First, the VJ introduces him, explains that the questions were being asked by his manager, and says, “Now, Prince is not alone here. The interview was shot at the filming of his new video ‘America’.…” and a bunch of other stuff I’d try to fast-forward through until the video cuts to a vision of Prince looking excited, innocent, and fresh. He’s surrounded by his castmates, friends, and dancers, like a landscaper sitting in the middle of a rose garden. Oh, how I envied those dancers. They sat there with serious expressions and big ’80s hair and consciously casual clothes, hardly breathing, hanging on his every word. Prince wore a ruffled white shirt with a tawny tweed greatcoat, that same tasteful dash of eyeliner that worked so well for Amir, and a perfect mole in exactly the right place on his cheek. I loved that mole most of all.
He spoke softly, deliberately, choosing his words as quietly and carefully as I would later hear him choose the lyrics of a song. Long after I became one of those dancers, when I was his wife and his baby was doing slow stretches and bicycle kicks in my belly, I’d wake up and hear him at the piano. I’d pull the sheet off the bed and wrap it around myself like a sari and sit on the piano bench next to him while he found what he was looking for. You see a more formal version of that understated search for words when you watch that MTV interview. He’s so young; it makes me ache to look at him. Our son would be almost that same age now, with his father’s full lips and dark eyes, and I like to think he would have been as thoughtful about expressing himself.
“One thing I’d like to say… is that I don’t live in a prison,” he says. “And I’m not afraid of anything. I haven’t built any walls around myself. I’m just like anyone else. I need love and water, and I don’t really consider myself a superstar. I live in a small town, and I always will, ’cause I can walk around and be me. And…” He shrugs his shoulders inside the oversize coat and laughs a little.

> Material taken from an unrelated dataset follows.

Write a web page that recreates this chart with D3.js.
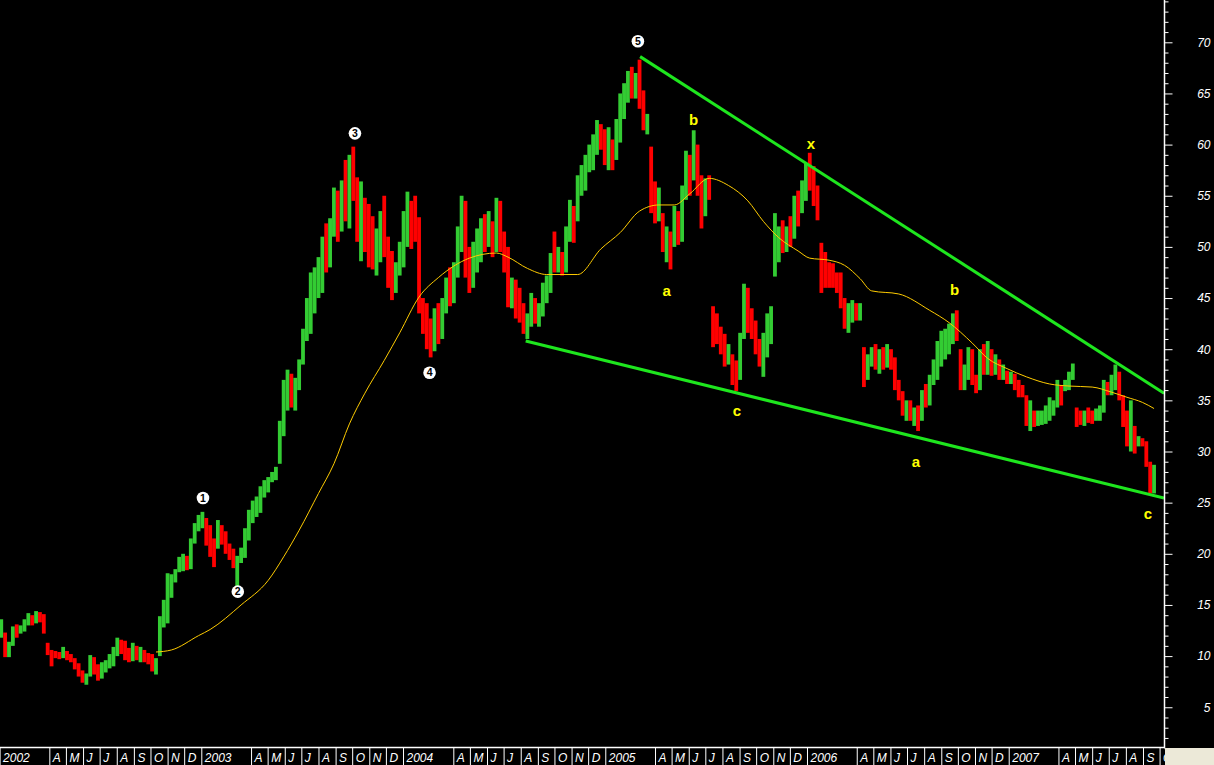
<!DOCTYPE html>
<html><head><meta charset="utf-8">
<script src="https://cdn.jsdelivr.net/npm/d3@7"></script>
<style>html,body{margin:0;padding:0;background:#000;overflow:hidden}svg{display:block}</style>
</head><body>
<svg id="chart" width="1214" height="765"></svg>
<script>
// ---- data (weekly bars) ----
const firstWeek = "2002-01-04";
const weekHigh = [
13.6,12.3,11.4,12.9,13.1,13.0,13.6,14.2,14.0,14.4,
14.3,14.1,11.3,10.6,10.5,10.4,10.9,10.5,10.2,9.8,
9.3,8.6,8.3,10.1,9.9,9.2,9.4,9.6,10.2,10.9,
11.8,11.6,11.5,10.8,11.3,11.0,10.9,10.6,10.3,10.2,
9.8,13.9,15.5,18.1,18.0,18.5,19.7,20.0,19.8,21.5,
23.0,23.8,24.1,23.5,22.8,21.5,23.3,22.8,22.2,21.0,
20.5,19.8,20.6,22.5,24.3,25.2,25.6,26.6,27.2,27.5,
28.0,28.5,33.0,37.0,38.0,37.6,37.2,39.0,42.0,45.0,
47.5,48.0,49.0,51.0,52.3,52.8,55.8,55.5,56.5,58.5,
59.0,59.8,56.8,56.4,54.8,54.2,53.0,51.8,53.5,55.0,
51.0,49.6,48.5,50.5,53.5,55.4,54.5,55.0,52.9,45.0,
44.5,43.0,44.0,44.5,45.0,47.0,48.0,48.5,52.0,55.0,
54.5,50.0,50.5,51.8,52.8,53.2,53.5,52.5,54.8,54.5,
51.5,50.0,47.0,46.8,46.0,44.5,43.5,45.5,45.0,44.5,
46.5,47.2,49.4,51.5,50.0,49.5,52.0,54.6,54.0,57.0,
58.0,59.0,60.0,61.0,62.4,62.0,61.5,61.7,60.5,62.5,
65.0,66.0,67.2,67.6,67.0,68.3,65.3,63.0,59.8,56.4,
55.8,53.3,52.0,51.5,54.0,53.5,56.0,59.4,59.0,61.4,
60.0,57.0,56.7,57.0,44.2,43.5,42.2,41.5,40.5,39.5,
38.9,41.6,46.4,46.0,44.0,42.8,41.0,41.6,43.5,44.2,
53.3,52.0,52.6,52.0,53.0,55.0,55.5,56.5,58.2,59.2,
57.9,56.0,50.4,49.5,48.5,48.4,47.5,47.5,45.0,44.5,
44.8,44.5,44.5,40.2,39.5,40.2,40.5,40.0,40.2,40.5,
40.0,39.2,37.0,35.9,35.0,35.0,34.3,34.5,36.0,36.6,
37.5,39.0,40.8,41.8,42.0,42.5,43.5,43.8,40.0,38.5,
40.2,40.0,37.5,40.0,40.5,40.8,40.0,39.5,39.0,38.5,
37.9,37.8,37.6,37.0,36.5,35.5,35.0,34.0,34.0,34.0,
34.5,35.3,35.0,37.0,36.5,37.0,37.8,38.6,34.3,34.0,
34.0,34.3,34.0,34.2,34.5,37.0,36.8,37.5,38.5,37.8,
35.5,34.0,35.0,32.5,31.5,31.3,31.0,29.0,28.7];
const weekLow = [
11.8,9.9,9.9,11.0,11.8,12.2,12.4,13.0,13.0,13.2,
13.3,12.2,10.1,9.0,9.8,9.7,9.8,9.6,9.4,8.7,
8.0,7.4,7.2,8.0,8.2,7.6,7.8,8.4,8.8,9.0,
10.0,10.2,9.6,9.4,9.5,9.6,9.4,9.4,9.2,8.5,
8.2,10.0,12.8,13.2,15.7,17.2,18.2,18.3,18.4,18.5,
21.0,22.2,22.5,20.8,19.7,18.7,20.5,20.9,20.0,19.4,
18.6,16.8,19.1,19.6,21.3,23.0,23.6,24.0,25.5,26.0,
27.0,27.2,28.8,31.5,34.0,34.3,34.0,36.0,38.5,40.8,
41.5,43.5,45.0,45.5,47.5,48.0,51.0,50.5,51.5,52.5,
51.8,54.5,50.5,48.6,49.5,48.0,47.8,47.2,48.5,49.0,
46.0,44.8,45.5,47.2,48.0,50.0,49.8,50.5,43.5,41.5,
40.0,39.2,39.8,40.5,41.0,43.5,44.2,44.5,47.0,49.5,
47.0,45.5,46.0,47.5,48.5,49.5,50.0,49.0,49.5,49.5,
47.5,44.1,44.0,43.0,42.6,41.5,41.0,42.2,42.5,42.2,
43.2,44.5,45.5,47.5,47.5,47.2,47.5,50.5,50.4,52.5,
55.0,55.5,57.3,57.5,59.0,59.5,58.0,57.5,57.5,58.5,
60.2,62.5,64.1,64.5,64.5,63.5,61.4,61.0,53.3,52.3,
52.5,49.5,48.5,47.8,50.0,50.2,50.5,54.6,55.0,56.5,
55.0,51.8,53.0,54.6,40.2,40.5,39.5,38.3,38.5,36.5,
35.9,37.0,41.0,41.6,41.0,39.5,38.3,37.3,39.2,40.5,
47.1,48.5,49.4,49.5,50.0,50.8,52.0,53.3,54.5,55.5,
54.0,52.6,45.5,46.0,46.0,46.0,45.5,44.0,42.0,41.6,
42.6,42.8,42.8,36.3,37.0,38.3,38.0,37.6,38.0,38.2,
38.0,36.0,35.0,33.5,33.0,33.0,32.5,32.0,33.0,34.3,
34.5,36.5,37.0,38.3,39.0,39.5,40.5,40.8,36.0,36.0,
37.0,36.5,35.7,36.0,37.5,37.5,37.4,37.5,37.0,37.0,
36.6,36.6,36.0,35.3,35.3,32.5,32.0,32.4,32.5,32.6,
32.7,33.0,33.5,34.3,34.5,35.9,36.0,37.0,32.4,32.6,
32.5,32.8,32.7,33.0,33.0,33.8,35.5,35.5,36.0,35.0,
32.4,30.5,30.0,29.8,30.5,30.5,28.5,25.9,25.9];
const weekClose = [
12.1,10.4,11.2,12.6,12.3,12.8,13.2,13.8,13.4,14.0,
13.6,12.5,10.4,10.2,10.1,10.0,10.2,9.9,9.6,9.0,
8.3,7.8,8.1,9.6,8.6,8.4,9.0,9.2,9.9,10.6,
11.5,10.6,10.0,9.8,10.9,10.0,10.5,9.7,9.5,8.8,
9.6,13.5,15.0,17.0,17.5,18.2,19.0,19.2,19.0,21.2,
22.5,23.2,23.6,21.4,20.2,19.2,22.6,21.4,20.5,19.8,
18.9,19.3,19.8,22.0,23.9,24.4,25.0,26.2,26.8,27.0,
27.6,28.2,32.5,35.5,36.2,35.0,36.5,38.4,41.5,44.5,
46.0,47.2,48.0,50.5,49.0,52.0,54.0,52.5,55.5,54.0,
57.5,56.0,52.0,53.5,51.0,50.5,49.0,50.8,52.5,50.0,
47.5,46.2,47.8,49.8,51.8,53.0,52.5,51.0,44.0,42.5,
41.0,40.5,43.0,42.0,44.2,46.5,45.5,47.8,51.5,53.0,
48.5,47.0,49.5,50.0,51.5,50.5,52.0,50.2,54.0,50.0,
48.5,45.0,45.5,44.0,43.2,42.0,42.8,44.5,43.0,44.0,
45.8,46.0,48.8,48.5,49.0,48.0,51.5,53.5,52.5,56.5,
57.0,57.5,59.0,60.0,61.5,60.0,59.0,60.5,58.5,62.0,
64.0,65.0,66.5,65.5,66.5,64.0,62.0,62.5,55.0,53.5,
54.0,50.0,51.5,50.5,53.5,51.0,55.5,58.5,57.0,60.0,
55.5,54.0,56.0,55.5,41.5,41.0,40.0,39.0,39.5,37.0,
36.5,41.0,45.5,42.5,41.5,40.0,39.0,40.0,42.5,43.8,
50.0,51.5,50.0,51.5,50.5,54.5,53.0,56.0,57.5,56.5,
54.5,53.0,48.5,47.5,47.0,46.5,46.0,44.5,43.0,43.5,
44.0,43.5,44.0,37.5,38.5,39.5,38.5,39.5,38.5,39.8,
39.0,36.5,35.5,34.0,34.5,33.5,33.8,33.0,35.5,35.0,
37.0,38.0,40.0,40.5,41.5,42.0,43.0,41.0,36.5,38.0,
39.5,37.0,36.0,39.5,38.5,39.0,38.0,38.5,37.8,38.0,
37.2,37.5,36.5,36.0,35.8,33.0,33.5,33.0,33.5,33.5,
34.0,34.5,34.8,36.5,35.5,36.5,37.5,38.3,33.5,33.0,
33.8,33.5,33.2,34.0,34.2,36.5,36.0,37.0,37.5,35.5,
33.0,31.0,31.5,31.0,31.0,30.8,29.0,26.5,28.0];

// moving average (read at sample weeks)
const maWeek = [40,44,51,54,62,69,73,77,82,86,90,94,99,103,108,113,121,128,131,136,141,149,155,160,165,170,174,178,183,188,193,197,201,206,209,214,218,222,225,232,240,245,251,255,260,265,271,276,282,287,291,295,298];
const maValue = [10.4,10.6,12.0,12.6,15.0,17.4,19.7,22.3,25.9,28.8,32.7,35.7,38.9,41.6,45.1,47.0,48.9,49.4,49.0,47.9,47.3,47.3,49.8,51.4,53.5,54.1,54.1,55.2,56.7,56.0,54.5,52.5,50.9,49.6,48.9,48.7,48.2,46.9,45.7,45.4,43.8,42.6,40.6,39.1,38.1,37.3,36.6,36.4,36.3,35.8,35.3,34.8,34.2];

// trend lines
const upperTrendDates = ["2005-03-05","2007-10-09"];
const upperTrendValues = [68.6,35.7];
const lowerTrendDates = ["2004-08-10","2007-10-09"];
const lowerTrendValues = [40.8,25.45];

// wave annotations
const waveNames = ["1","2","3","4","5"];
const waveDates = ["2003-01-04","2003-03-08","2003-10-06","2004-02-18","2005-03-01"];
const waveValues = [25.45,16.3,61.1,37.7,70.1];
const corrNames = ["b","a","c","x","b","a","c"];
const corrDates = ["2005-06-10","2005-04-22","2005-08-27","2006-01-08","2006-09-25","2006-07-17","2007-09-10"];
const corrValues = [62.4,45.7,34.0,60.1,45.8,29.0,23.9];

// axis labels
const yMajorTicks = [5,10,15,20,25,30,35,40,45,50,55,60,65,70];
const monthLetters = ["J","F","M","A","M","J","J","A","S","O","N","D"];

// ---- drawing ----
const svg = d3.select("#chart");
const parse = d3.timeParse("%Y-%m-%d");
const axisX = 1164, axisY = 748;
const x = d3.scaleTime().domain([new Date(2002,0,1), new Date(2007,9,9)]).range([-0.4, axisX]);
const y = d3.scaleLinear().domain([0,70]).range([758.4, 42.3]);
const weekDate = i => d3.timeDay.offset(parse(firstWeek), 7*i);
const FONT = "Liberation Sans, Arial, sans-serif";

svg.append("rect").attr("width",1214).attr("height",765).attr("fill","#000");
svg.append("defs").append("clipPath").attr("id","plot")
  .append("rect").attr("x",0).attr("y",0).attr("width",axisX).attr("height",axisY);
const plot = svg.append("g").attr("clip-path","url(#plot)");

const bars = weekHigh.map((h,i)=>({d:weekDate(i),h,l:weekLow[i],c:weekClose[i],
  up: i===0 ? true : weekClose[i] >= weekClose[i-1]}));
plot.selectAll("rect.bar").data(bars).join("rect").attr("class","bar")
  .attr("x",d=>x(d.d)-1.9).attr("width",3.8)
  .attr("y",d=>y(d.h)).attr("height",d=>Math.max(1,y(d.l)-y(d.h)))
  .attr("fill",d=>d.up?"#33cc33":"#ff0000");

// moving average
const maPts = maWeek.map((w,i)=>({d:weekDate(w),v:maValue[i]}));
plot.append("path").datum(maPts)
  .attr("d", d3.line().x(d=>x(d.d)).y(d=>y(d.v)).curve(d3.curveMonotoneX))
  .attr("fill","none").attr("stroke","#ffcc00").attr("stroke-width",1);

// trend lines
function trend(dates, vals){
  const pts = dates.map((s,i)=>({d:parse(s),v:vals[i]}));
  plot.append("path").datum(pts)
    .attr("d", d3.line().x(d=>x(d.d)).y(d=>y(d.v)))
    .attr("stroke","#1ee61e").attr("stroke-width",3).attr("fill","none");
}
trend(upperTrendDates, upperTrendValues);
trend(lowerTrendDates, lowerTrendValues);

// wave labels
const wg = svg.append("g");
waveNames.forEach((n,i)=>{
  const cx = x(parse(waveDates[i])), cy = y(waveValues[i]);
  wg.append("circle").attr("cx",cx).attr("cy",cy).attr("r",6.3).attr("fill","#fff");
  wg.append("text").attr("x",cx).attr("y",cy+3.6).attr("text-anchor","middle")
    .attr("font-family",FONT).attr("font-size",10.5).attr("font-weight","bold")
    .attr("fill","#000").text(n);
});
corrNames.forEach((n,i)=>{
  wg.append("text").attr("x",x(parse(corrDates[i]))).attr("y",y(corrValues[i])+5)
    .attr("text-anchor","middle")
    .attr("font-family",FONT).attr("font-size",15).attr("font-weight","bold")
    .attr("fill","#ffff00").text(n);
});

// right axis
const yMinor = d3.range(1,75).filter(v=>v%5!==0);
const ya = svg.append("g").attr("transform",`translate(${axisX+0.5},0)`);
ya.call(d3.axisRight(y).tickValues(yMinor).tickSize(4).tickFormat(""));
ya.call(g=>g.select(".domain").remove());
const yb = svg.append("g").attr("transform",`translate(${axisX+0.5},0)`);
yb.call(d3.axisRight(y).tickValues(yMajorTicks).tickSize(8).tickFormat(d3.format("d")));
yb.call(g=>g.select(".domain").remove());
svg.selectAll(".tick line").attr("stroke","#fff");
yb.selectAll("text").attr("x",46).attr("text-anchor","end").attr("fill","#fff")
  .attr("font-family",FONT).attr("font-size",12).attr("font-style","italic");
svg.append("line").attr("x1",axisX+0.5).attr("x2",axisX+0.5).attr("y1",0).attr("y2",axisY)
  .attr("stroke","#fff").attr("stroke-width",1.5);

// bottom axis
const months = d3.timeMonth.range(new Date(2002,0,1), new Date(2007,9,2))
  .filter(d=>d.getMonth()!==1 && d.getMonth()!==2);
const xa = svg.append("g").attr("transform",`translate(0,${axisY})`);
xa.call(d3.axisBottom(x).tickValues(months).tickSize(17)
  .tickFormat(d=>d.getMonth()===0 ? d3.timeFormat("%Y")(d) : monthLetters[d.getMonth()]));
xa.select(".domain").remove();
xa.selectAll(".tick line").attr("stroke","#fff");
xa.selectAll("text").attr("x",3).attr("y",13.5).attr("dy",null).attr("text-anchor","start")
  .attr("fill","#fff").attr("font-family",FONT)
  .attr("font-size",12).attr("font-style","italic");
svg.append("line").attr("x1",0).attr("x2",axisX+1).attr("y1",axisY-0.5).attr("y2",axisY-0.5)
  .attr("stroke","#fff").attr("stroke-width",1.5);

// corner box
svg.append("rect").attr("x",axisX+1).attr("y",axisY).attr("width",1214-axisX-1).attr("height",765-axisY)
  .attr("fill","#ece9d8");
</script>
</body></html>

“That’s all I wanna be. That’s all I ever try to be. I didn’t know what was gonna happen. I just tried to do my best, and somebody dug it and…” He purses his lips and finishes the thought with an air kiss, assigning his remarkable existence to the kiss of fate.
He goes on to talk about how James Brown influenced his style, but when he’s asked how he feels about people comparing him to Jimi Hendrix, he says, “A lot had to do with, I could say, the color of my skin, and that’s not where it’s at—at all. It really isn’t. Hendrix was very good, but there’ll never be another one like him, and it would be a pity to try. I strive for originality in my work, and hopefully it’ll be perceived that way.”
The interviewer says, “Some people have criticized you for selling out to the white rock audience with Purple Rain and leaving your black listeners behind. How do you respond to that?”
At first, Prince clowns around: “Aw, come on. Come on! Cuff links like this cost money, okay? I mean, let’s be frank. Can we be frank? If we can’t be nothin’ else, we might as well be frank, okay?” But then he says, “Seriously… I was brought up in a black and white world, and—yes, black and white, night and day, rich and poor. Black and white. And I listened to all kinds of music when I was young. And when I was younger, I always said that one day I was gonna play all kinds of music and not be judged for the color of my skin, but the quality of my work. And hopefully that’ll continue. I think there’re a lot out there that understand this. They support me and my habits, and I support them and theirs.”
I find it interesting in retrospect that he felt compelled to end this interview by saying, “I believe in God. There’s only one God. And I believe in the afterworld, and hopefully we’ll all see it. I have been accused of a lot of things contrary to this, and I just want people to know that I’m very sincere in my beliefs. I pray every night, and I don’t ask for much. I just say thank you.”
“I’m going to marry Prince,” I told my mother. “Or Luis Miguel.”
She laughed, but I was completely serious. This wasn’t just a tweenager’s “someday my prince will come” fantasy or the fact that I generally had a thing for guys with green eyes. This was a plainspoken certainty I felt. I had absolutely no logical reason to think that this was remotely possible, but I had seen it in my mind’s eye, or perhaps remembered it from that soul-spiral—all possibilities at all times—and I knew it would happen.
Years later, this sort of premonition would be a recurring theme between Prince and me. I’d feel something in the air when he was about to call. Somehow the mailbox had a different personality when there was a letter from Prince in it. I remember watching a television special on Herb Ritts when I was a teenager, and I thought, I’m going to shoot with him. It was odd that I saw this at all, because we were living on a military base in Germany; there was only one TV channel, and this wasn’t the type of thing we usually saw on it.
A day or two later, Prince called and said, “Wanna come to Minneapolis and shoot some pictures for Vogue?”
“Who’s the photographer?” I asked.
“Herb Ritts.”
I felt that small, satisfying ping you get when synchronicity happens. This sort of thing came up all the time, and we’d laugh about it. We didn’t find it spooky or illogical at all, and we never felt the need to validate it or prove it to ourselves or to anyone else. We simply accepted it as coincidence or fate, just a little shout-out from the universe, reminding us that we were exactly where God wanted us to be.